Info: Zenodo’s user support line is staffed on regular business days between Dec 23 and Jan 5. Response times may be slightly longer than normal.

There is a newer version of the record available.

Published August 1, 2022 | Version 1.0.0
Dataset Open

TreeSatAI Benchmark Archive for Deep Learning in Forest Applications

  • 1. Technische Universität Berlin, Geoinformation in Environmental Planning Lab
  • 2. Technische Universität Berlin, Remote Sensing Image Analysis Group
  • 3. Deutsches Forschungszentrum für Künstliche Intelligenz (DFKI), Smart Data and Knowledge Services
  • 4. Vision Impulse GmbH

Description

 

Context and Aim

Deep learning in Earth Observation requires large image archives with highly reliable labels for model training and testing. However, a preferable quality standard for forest applications in Europe has not yet been determined.
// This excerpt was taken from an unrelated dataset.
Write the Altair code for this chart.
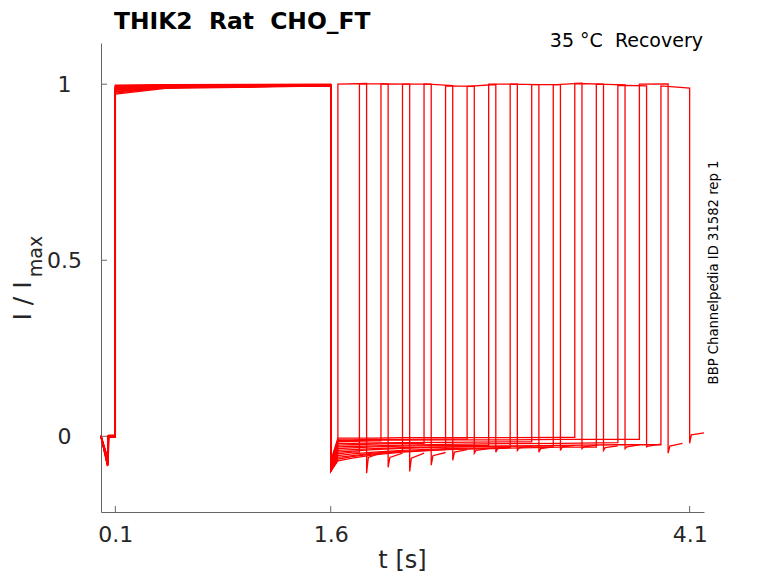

The TreeSatAI consortium investigated numerous sources for annotated datasets as an alternative to manually labeled training datasets.

We found the federal forest inventory of Lower Saxony, Germany represents an unseen treasure of annotated samples for training data generation. The respective 20-cm Color-infrared (CIR) imagery, which is used for forestry management through visual interpretation, constitutes an excellent baseline for deep learning tasks such as image segmentation and classification.

 

Description

The data archive is highly suitable for benchmarking as it represents the real-world data situation of many German forest management services. One the one hand, it has a high number of samples which are supported by the high-resolution aerial imagery. On the other hand, this data archive presents challenges, including class label imbalances between the different forest stand types.
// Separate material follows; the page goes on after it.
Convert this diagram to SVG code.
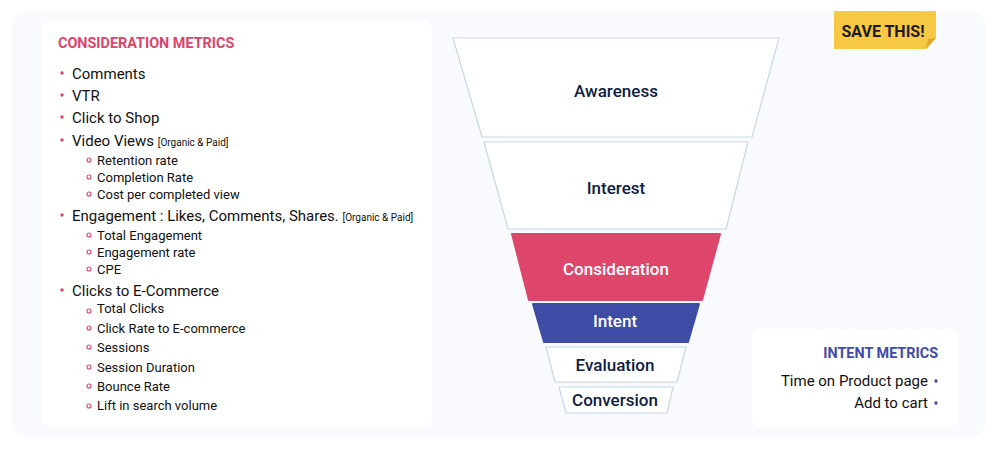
<svg xmlns="http://www.w3.org/2000/svg" width="1000" height="453" viewBox="0 0 1000 453">
<defs>
<style>
text{font-family:Roboto,"Liberation Sans",sans-serif}
.title{font-size:14.4px;font-weight:700}
.item{font-size:15px;fill:#111}
.sub{font-size:13px;fill:#111}
.tag{font-size:10px;fill:#111}
.stage{fill:#fff;stroke:#c8d6e6;stroke-width:1.2;stroke-linejoin:round}
.lbl{font-size:17px;font-weight:500;fill:#0f1d42;text-anchor:middle}
.lblw{font-size:17px;font-weight:500;fill:#fff;text-anchor:middle}
.dot{fill:#d9466c}
.ring{fill:none;stroke:#d9466c;stroke-width:1.1}
</style>
</defs>
<rect width="1000" height="453" fill="#fff"/>
<rect x="12" y="11" width="974" height="426" rx="16" fill="#f8fafd"/>

<g id="consideration-metrics">
<rect x="42" y="20" width="390" height="407" rx="10" fill="#fff"/>
<text x="58" y="48" class="title" fill="#d9466c">CONSIDERATION METRICS</text>
<circle class="dot" cx="62" cy="73" r="1.7"/><text x="72" y="79" class="item">Comments</text>
<circle class="dot" cx="62" cy="95" r="1.7"/><text x="72" y="101" class="item">VTR</text>
<circle class="dot" cx="62" cy="117" r="1.7"/><text x="72" y="123" class="item">Click to Shop</text>
<circle class="dot" cx="62" cy="140" r="1.7"/><text x="72" y="146" class="item">Video Views <tspan class="tag">[Organic &amp; Paid]</tspan></text>
<circle class="ring" cx="89" cy="160" r="2"/><text x="97" y="165" class="sub">Retention rate</text>
<circle class="ring" cx="89" cy="177" r="2"/><text x="97" y="182" class="sub">Completion Rate</text>
<circle class="ring" cx="89" cy="194" r="2"/><text x="97" y="199" class="sub">Cost per completed view</text>
<circle class="dot" cx="62" cy="215" r="1.7"/><text x="72" y="221" class="item">Engagement : Likes, Comments, Shares. <tspan class="tag">[Organic &amp; Paid]</tspan></text>
<circle class="ring" cx="89" cy="235" r="2"/><text x="97" y="240" class="sub">Total Engagement</text>
<circle class="ring" cx="89" cy="252" r="2"/><text x="97" y="257" class="sub">Engagement rate</text>
<circle class="ring" cx="89" cy="269" r="2"/><text x="97" y="274" class="sub">CPE</text>
<circle class="dot" cx="62" cy="290" r="1.7"/><text x="72" y="296" class="item">Clicks to E-Commerce</text>
<circle class="ring" cx="89" cy="311" r="2"/><text x="97" y="313" class="sub">Total Clicks</text>
<circle class="ring" cx="89" cy="328" r="2"/><text x="97" y="333" class="sub">Click Rate to E-commerce</text>
<circle class="ring" cx="89" cy="347" r="2"/><text x="97" y="352" class="sub">Sessions</text>
<circle class="ring" cx="89" cy="367" r="2"/><text x="97" y="372" class="sub">Session Duration</text>
<circle class="ring" cx="89" cy="386" r="2"/><text x="97" y="391" class="sub">Bounce Rate</text>
<circle class="ring" cx="89" cy="406" r="2"/><text x="97" y="410" class="sub">Lift in search volume</text>
</g>

<g id="awareness">
<path class="stage" d="M453,38 L779,38 L752,137 L482,137 Z"/>
<text x="616" y="97" class="lbl">Awareness</text>
</g>
<g id="interest">
<path class="stage" d="M484,142 L748,142 L726,229 L508,229 Z"/>
<text x="616" y="194" class="lbl">Interest</text>
</g>
<g id="consideration">
<path d="M512,234 L720,234 L702,300 L529,300 Z" fill="#de466c" stroke="#de466c" stroke-width="2" stroke-linejoin="round"/>
<text x="616" y="275" class="lblw">Consideration</text>
</g>
<g id="intent">
<path d="M533,304 L699,304 L688,342 L544,342 Z" fill="#3f4ca6" stroke="#3f4ca6" stroke-width="2" stroke-linejoin="round"/>
<text x="615" y="327" class="lblw">Intent</text>
</g>
<g id="evaluation">
<path class="stage" d="M546,347 L686,347 L677,382 L555,382 Z"/>
<text x="615" y="371" class="lbl">Evaluation</text>
</g>
<g id="conversion">
<path class="stage" d="M559,387 L673,387 L667,413 L566,413 Z"/>
<text x="615" y="406" class="lbl">Conversion</text>
</g>

<g id="save-this">
<path d="M834,11 L936,11 L936,38 L926,49 L834,49 Z" fill="#f7c844"/>
<path d="M926,49 L936,38 L928,39 Z" fill="#e0a92a"/>
<text x="883" y="37" font-size="16" font-weight="700" fill="#1a1a1a" text-anchor="middle">SAVE THIS!</text>
</g>

<g id="intent-metrics">
<rect x="752" y="329" width="206" height="98" rx="8" fill="#fff"/>
<text x="938" y="358" class="title" fill="#3f4ca6" text-anchor="end">INTENT METRICS</text>
<text x="928" y="386" class="item" text-anchor="end">Time on Product page</text>
<circle cx="936" cy="381" r="1.7" fill="#3f4ca6"/>
<text x="928" y="408" class="item" text-anchor="end">Add to cart</text>
<circle cx="936" cy="403" r="1.7" fill="#3f4ca6"/>
</g>
<g id="connectors"></g>
</svg>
The TreeSatAI Benchmark Archive contains:

  • 50,381 image triplets (aerial, Sentinel-1, Sentinel-2)

  • synchronized time steps and locations

  • all original spectral bands/polarizations from the sensors

  • 20 species classes (single labels)

  • 12 age classes (single labels)

  • 15 genus classes (multi labels)

  • 60 m and 200 m patches

  • fixed split for train (90%) and test (10%) data

  • additional single labels such as English species name, genus, forest stand type, foliage type, land cover

The geoTIFF and GeoJSON files are readable in any GIS software, such as QGIS.  For further information, we refer to the PDF document in the archive and publications in the reference section.

 

Version history

v1.0.0 - First release

 

Citation

Ahlswede et al. (in prep.)

 

GitHub

Full code examples and pre-trained models from the dataset article (Ahlswede et al. 2022) using the TreeSatAI Benchmark Archive are published on the GitHub repositories of the Remote Sensing Image Analysis (RSiM) Group  (https://git.tu-berlin.de/rsim/treesat_benchmark). Code examples for the sampling strategy can be made available by Christian Schulz via email request.

 

Folder structure

We refer to the proposed folder structure in the PDF file.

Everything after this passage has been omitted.